Call the Wizards of IT, and tell them we want louder keyboards.
At once my liege! The Wizards will want a description the problem with the current keyboards...
Of course. Tell them I can not hear the serfs toiling in their cubicles!
Man, is it too early to start drinking?
Re:IT Are Like Janitors (Score:5, Insightful)
If you run a factory, that's true. In almost every other business, it's not.
IT makes 90% of what goes on in a modern company possible at all. ERP, CRM, CMS and about three dozen other "tools" are as vital to a company today as hammers and workbenches were to a craftsman hundreds of years ago. Janitors aren't. They clean up and we don't want to miss them, but they don't run the company.
IT isn't the brain of most non-tech companies, but it certainly is the heart - it keeps the blood/information flowing through the veins/channels. Going even a few hours without it is noticeable in most companies, IT going down for a day is the corporate equivalent of a heart attack.
Re: (Score:2)
Janitors don't just mop the floors and clean the toilets. Janitors also serve as maintenance staff at most companies of reasonable size. Good luck being productive at work when there isn't a toilet in the building that flushes, half the doors are stuck and the "air conditioning" blows 102 degree air all summer long.
Re: (Score:2)
Ah, but the janitor(s) going on strike will not result in the CxOs being unable to go to the bathroom the very same day, a week later there might be a problem but they are not required to be available 24/7. If the lights in the upper floor hallway in building 5E start flickering your entire business won't grind to a halt, but if the the CFO is unable to logon because he managed to screw up his profile for the sixth time this month due to porn surfing there will be a problem. Not to mention what happens when
Re: (Score:2)
Seriously - get overselves and STOP finding ways to make my job more difficult. MY job produces the revenue that pays YOUR salary.
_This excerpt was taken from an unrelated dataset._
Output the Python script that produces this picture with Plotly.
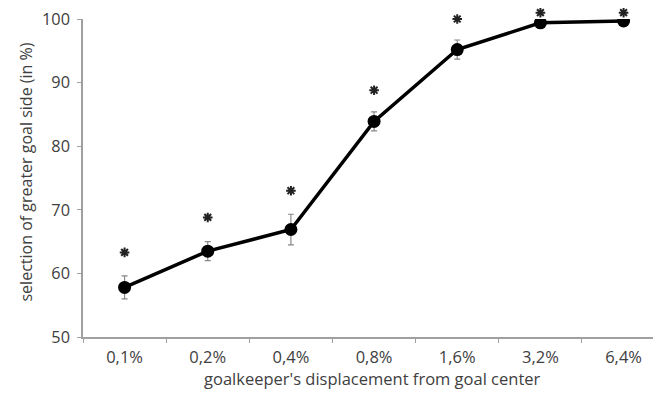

To put it in a car analogy, it is like rolling through stop signs. It saves you one or two seconds each time you do it, but when you get caught you end up losing all the time you saved twenty-fold.
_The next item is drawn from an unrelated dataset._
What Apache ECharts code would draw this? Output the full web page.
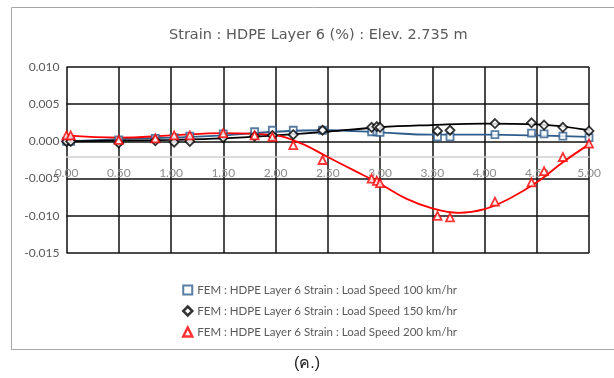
<!DOCTYPE html>
<html>
<head>
<meta charset="utf-8">
<script src="https://cdn.jsdelivr.net/npm/echarts@6/dist/echarts.min.js"></script>
<style>
body { margin: 0; padding: 0; background: #fff; }
#chart { width: 614px; height: 378px; }
</style>
</head>
<body>
<div id="chart"></div>
<script>
// distance (m) of each FEM output point
const xs = [0.00, 0.04, 0.50, 0.85, 1.03, 1.18, 1.50, 1.80, 1.97, 2.17, 2.45, 2.92, 2.97, 3.00, 3.55, 3.67, 4.10, 4.45, 4.57, 4.75, 5.00]

const strain100 = [0.0000, 0.0000, 0.0002, 0.0004, 0.0005, 0.0007, 0.0010, 0.0013, 0.0015, 0.0015, 0.0015, 0.0013, 0.0013, 0.0012, 0.0006, 0.0006, 0.0009, 0.0011, 0.0010, 0.0007, 0.0005]
const strain150 = [0.0000, 0.0000, -0.0002, 0.0001, -0.0001, 0.0000, 0.0005, 0.0007, 0.0008, 0.0009, 0.0015, 0.0019, 0.0020, 0.0019, 0.0014, 0.0015, 0.0024, 0.0025, 0.0022, 0.0019, 0.0014]
const strain200 = [0.0008, 0.0008, 0.0002, 0.0004, 0.0008, 0.0008, 0.0011, 0.0008, 0.0006, -0.0005, -0.0025, -0.0050, -0.0053, -0.0056, -0.0100, -0.0102, -0.0081, -0.0055, -0.0040, -0.0021, -0.0003]

// trend lines
const trendX = [0.0, 0.5, 1.0, 1.5, 2.0, 2.5, 3.0, 3.5, 4.0, 4.5, 5.0]
const trend100 = [0.0000, 0.0003, 0.0005, 0.0008, 0.0013, 0.0015, 0.0012, 0.0009, 0.0009, 0.0008, 0.0006]
const trend150 = [0.0000, 0.0001, 0.0002, 0.0004, 0.0008, 0.0013, 0.0019, 0.0022, 0.0024, 0.0023, 0.0015]
const trend200X = [0.0, 0.5, 1.0, 1.5, 2.0, 2.25, 2.5, 2.75, 3.0, 3.25, 3.5, 3.75, 4.0, 4.25, 4.5, 4.75, 5.0]
const trend200 = [0.0008, 0.0005, 0.0008, 0.0011, 0.0008, -0.0003, -0.0021, -0.0039, -0.0057, -0.0077, -0.0090, -0.0096, -0.0091, -0.0076, -0.0055, -0.0028, -0.0004]

const names = [
  'FEM : HDPE Layer 6 Strain : Load Speed 100 km/hr',
  'FEM : HDPE Layer 6 Strain : Load Speed 150 km/hr',
  'FEM : HDPE Layer 6 Strain : Load Speed 200 km/hr'
]
const colors = ['#2F5D8C', '#000000', '#FF0000']

const yMin = -0.015, yMax = 0.010, xCross = -0.002
const gridTop = 67, gridBottom = 125, gridH = 378 - gridTop - gridBottom

const pairs = (a, b) => a.map((v, i) => [v, b[i]])

const chart = echarts.init(document.getElementById('chart'))

const marker = (name, data, symbol, size, color) => ({
  name: name,
  type: 'scatter',
  data: data,
  symbol: symbol,
  symbolSize: size,
  z: 5,
  itemStyle: { color: '#fff', borderColor: color, borderWidth: 1.8 }
})
const trend = (data, color) => ({
  type: 'line',
  data: data,
  smooth: 0.4,
  showSymbol: false,
  silent: true,
  z: 3,
  lineStyle: { color: color, width: 1.8 }
})

chart.setOption({
  backgroundColor: '#fff',
  animation: false,
  title: {
    text: 'Strain : HDPE Layer 6 (%) : Elev. 2.735 m',
    left: 164,
    top: 23,
    textStyle: { fontFamily: 'DejaVu Sans', fontSize: 14.5, fontWeight: 'normal', color: '#595959' }
  },
  graphic: [
    { type: 'rect', shape: { x: 11.5, y: 7.5, width: 640, height: 342 }, style: { fill: 'none', stroke: '#a6a6a6', lineWidth: 1 }, z: -1 },
    { type: 'text', left: 'center', top: 356, style: { text: '(ค.)', fontSize: 16, fill: '#222', fontFamily: 'sans-serif' } }
  ],
  legend: {
    orient: 'vertical',
    left: 177,
    top: 279,
    itemGap: 9,
    itemWidth: 9,
    itemHeight: 9,
    textStyle: { fontFamily: 'Lato', fontSize: 11.5, color: '#595959' },
    data: [
      { name: names[0], icon: 'rect', itemStyle: { color: '#fff', borderColor: colors[0], borderWidth: 2 } },
      { name: names[1], icon: 'diamond', itemStyle: { color: '#fff', borderColor: colors[1], borderWidth: 2.5 } },
      { name: names[2], icon: 'triangle', itemStyle: { color: '#fff', borderColor: colors[2], borderWidth: 2.5 } }
    ]
  },
  grid: { left: 66.5, right: 25, top: gridTop, bottom: gridBottom },
  xAxis: {
    type: 'value',
    min: 0,
    max: 5,
    interval: 0.5,
    offset: -(xCross - yMin) / (yMax - yMin) * gridH,
    axisLine: { onZero: false, lineStyle: { color: '#d0d0d0', width: 1.5 } },
    axisTick: { show: false },
    axisLabel: { formatter: v => v.toFixed(2), color: '#8c8c8c', fontFamily: 'Lato', fontSize: 12, margin: 11 },
    splitLine: { lineStyle: { color: '#111', width: 1.5 } }
  },
  yAxis: {
    type: 'value',
    min: yMin,
    max: yMax,
    interval: 0.005,
    axisLine: { show: false },
    axisTick: { show: false },
    axisLabel: { formatter: v => v.toFixed(3), color: '#595959', fontFamily: 'Lato', fontSize: 12, margin: 7 },
    splitLine: { lineStyle: { color: '#111', width: 1.5 } }
  },
  series: [
    trend(pairs(trendX, trend100), colors[0]),
    trend(pairs(trendX, trend150), colors[1]),
    trend(pairs(trend200X, trend200), colors[2]),
    marker(names[0], pairs(xs, strain100), 'rect', 7, colors[0]),
    marker(names[1], pairs(xs, strain150), 'diamond', 9, colors[1]),
    marker(names[2], pairs(xs, strain200), 'triangle', 8, colors[2])
  ]
})
</script>
</body>
</html>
The "hoops" are in place for a reason. You may not get immediate gratification, but overall your job happens more efficiently.
Re: (Score:2)
Last time I checked, programmers are in IT. At least where I work. Don't even get me started on developers (and I was one professionally for a year). Most of them couldn't tie their own shoes without forgetting to let go after they are done.
Re:IT Are Like Janitors (Score:5, Insightful)
Do you drop your trash on the ground wherever you please? Why not? You are far more important than the janitors, both by title and salary.
Why not let the janitors follow you around and clean up after you as you constantly change their job requirements? YOUR job produces the revenue for THEIR salary, right? They should accommodate your wishes at all times.
Oh, wait, if you did that, you'd just be an asshole. The amount of extra babysitting you'd require from the cleaning staff means other coworkers aren't getting the support they need.
Your petty "IT are just janitor schmucks" attitude is self-centered, narrow-minded, and utterly detrimental to the company as a whole. All you amount to is being the jackass that never flushes toilet 'cause he's too important.
Re: (Score:2)
A janitor cleans things up - and is not a carpenter.
A carpenter builds new things - and is not a janitor.
IT has to do both.
If either gets neglected, the company suffers.
Re: (Score:2)
I'd liken it more to another professional area of the company. Take HR or Accounts for example, neither of those is an 'internal business unit' as they cannot be outsourced so readily - ok, you can outsource your accounts, but it'll just cost you more, and you still end up retaining your account managers and payments clerks. HR, no-one thinks twice about them being a business service that's integral to the business rather than stuff you can buy from the lowest bidder. Like the toilet paper vendor.
Re: (Score:2)
Seriously - get overselves
What's an overself? Clothes? Armor? Superego?